— start Data shown —

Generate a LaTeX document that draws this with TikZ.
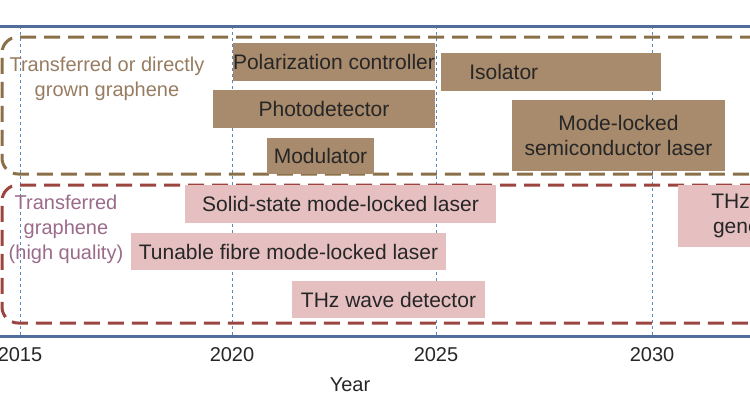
\documentclass[tikz,border=0pt]{standalone}
\usepackage{fontspec}
\setmainfont{Liberation Sans}
\usetikzlibrary{positioning}
\definecolor{axisblue}{HTML}{4F6F9A}
\definecolor{gridblue}{HTML}{5B86C4}
\definecolor{brownbox}{HTML}{A88A6C}
\definecolor{brownline}{HTML}{8A7048}
\definecolor{pinkbox}{HTML}{E6C0C0}
\definecolor{redline}{HTML}{9A4540}
\definecolor{mauve}{HTML}{9A6A8A}
\tikzset{
  devbrown/.style={fill=brownbox,text=black!85,font=\fontsize{21}{25}\selectfont,align=center,inner sep=0pt},
  devpink/.style={fill=pinkbox,text=black!85,font=\fontsize{21}{25}\selectfont,align=center,inner sep=0pt},
  yearlabel/.style={font=\fontsize{20}{24}\selectfont,text=black!85},
}
\begin{document}
\begin{tikzpicture}[x=1pt,y=-1pt]
    \useasboundingbox (0,0) rectangle (750,400);
    \clip (0,0) rectangle (750,400);
    %% year grid
    \foreach \x in {20,232,436,652}
      \draw [gridblue,dashed,thin] (\x,26) -- (\x,336);
    %% group frames
    \draw [brownline,line width=3pt,dash pattern=on 16pt off 8pt,rounded corners=16pt] (780,37) -- (2,37) -- (2,174) -- (780,174);
    \draw [redline,line width=3pt,dash pattern=on 16pt off 8pt,rounded corners=16pt] (780,185) -- (2,185) -- (2,323) -- (780,323);
    %% axis lines
    \draw [axisblue,line width=3pt] (0,26) -- (750,26);
    \draw [axisblue,line width=3pt] (0,336) -- (750,336);
    %% brown devices
    \node [devbrown,minimum width=202,minimum height=38] (polar) at (334,62) {Polarization controller};
    \node [devbrown,minimum width=220,minimum height=38] (iso) at (551,72) {\hspace*{-4.5em}Isolator};
    \node [devbrown,minimum width=222,minimum height=38] (photo) at (324,109) {Photodetector};
    \node [devbrown,minimum width=213,minimum height=71] (mlsemi) at (618.5,135.5) {Mode-locked\\semiconductor laser};
    \node [devbrown,minimum width=107,minimum height=36] (mod) at (320.5,156) {Modulator};
    %% pink devices
    \node [devpink,minimum width=311,minimum height=38] (solid) at (340.5,204) {Solid-state mode-locked laser};
    \node [devpink,minimum width=315,minimum height=37] (fibre) at (288.5,251.5) {Tunable fibre mode-locked laser};
    \node [devpink,minimum width=193,minimum height=37] (thzdet) at (388.5,299.5) {THz wave detector};
    \node [devpink,minimum width=160,minimum height=62] (thzgen) at (758,216) {THz wave\\generator};
    %% group labels
    \node [text=brownbox!90!black,font=\fontsize{20}{25}\selectfont,align=center] (grownlabel) at (107,79) {Transferred or directly\\grown graphene};
    \node [text=mauve,font=\fontsize{20}{25}\selectfont,align=center] (hqlabel) at (66,229) {Transferred\\graphene\\(high quality)};
    %% years
    \foreach \x/\y in {20/2015,232/2020,436/2025,652/2030}
      \node [yearlabel] (y\y) at (\x,355) {\y};
    \node [yearlabel] (yeartitle) at (350,385) {Year};
  \end{tikzpicture}
\end{document}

— end Data shown —

Instruction: Restate the data above exactly, stripping out each image.

Correct result:
Generate a LaTeX document that draws this with TikZ.
\documentclass[tikz,border=0pt]{standalone}
\usepackage{fontspec}
\setmainfont{Liberation Sans}
\usetikzlibrary{positioning}
\definecolor{axisblue}{HTML}{4F6F9A}
\definecolor{gridblue}{HTML}{5B86C4}
\definecolor{brownbox}{HTML}{A88A6C}
\definecolor{brownline}{HTML}{8A7048}
\definecolor{pinkbox}{HTML}{E6C0C0}
\definecolor{redline}{HTML}{9A4540}
\definecolor{mauve}{HTML}{9A6A8A}
\tikzset{
  devbrown/.style={fill=brownbox,text=black!85,font=\fontsize{21}{25}\selectfont,align=center,inner sep=0pt},
  devpink/.style={fill=pinkbox,text=black!85,font=\fontsize{21}{25}\selectfont,align=center,inner sep=0pt},
  yearlabel/.style={font=\fontsize{20}{24}\selectfont,text=black!85},
}
\begin{document}
\begin{tikzpicture}[x=1pt,y=-1pt]
    \useasboundingbox (0,0) rectangle (750,400);
    \clip (0,0) rectangle (750,400);
    %% year grid
    \foreach \x in {20,232,436,652}
      \draw [gridblue,dashed,thin] (\x,26) -- (\x,336);
    %% group frames
    \draw [brownline,line width=3pt,dash pattern=on 16pt off 8pt,rounded corners=16pt] (780,37) -- (2,37) -- (2,174) -- (780,174);
    \draw [redline,line width=3pt,dash pattern=on 16pt off 8pt,rounded corners=16pt] (780,185) -- (2,185) -- (2,323) -- (780,323);
    %% axis lines
    \draw [axisblue,line width=3pt] (0,26) -- (750,26);
    \draw [axisblue,line width=3pt] (0,336) -- (750,336);
    %% brown devices
    \node [devbrown,minimum width=202,minimum height=38] (polar) at (334,62) {Polarization controller};
    \node [devbrown,minimum width=220,minimum height=38] (iso) at (551,72) {\hspace*{-4.5em}Isolator};
    \node [devbrown,minimum width=222,minimum height=38] (photo) at (324,109) {Photodetector};
    \node [devbrown,minimum width=213,minimum height=71] (mlsemi) at (618.5,135.5) {Mode-locked\\semiconductor laser};
    \node [devbrown,minimum width=107,minimum height=36] (mod) at (320.5,156) {Modulator};
    %% pink devices
    \node [devpink,minimum width=311,minimum height=38] (solid) at (340.5,204) {Solid-state mode-locked laser};
    \node [devpink,minimum width=315,minimum height=37] (fibre) at (288.5,251.5) {Tunable fibre mode-locked laser};
    \node [devpink,minimum width=193,minimum height=37] (thzdet) at (388.5,299.5) {THz wave detector};
    \node [devpink,minimum width=160,minimum height=62] (thzgen) at (758,216) {THz wave\\generator};
    %% group labels
    \node [text=brownbox!90!black,font=\fontsize{20}{25}\selectfont,align=center] (grownlabel) at (107,79) {Transferred or directly\\grown graphene};
    \node [text=mauve,font=\fontsize{20}{25}\selectfont,align=center] (hqlabel) at (66,229) {Transferred\\graphene\\(high quality)};
    %% years
    \foreach \x/\y in {20/2015,232/2020,436/2025,652/2030}
      \node [yearlabel] (y\y) at (\x,355) {\y};
    \node [yearlabel] (yeartitle) at (350,385) {Year};
  \end{tikzpicture}
\end{document}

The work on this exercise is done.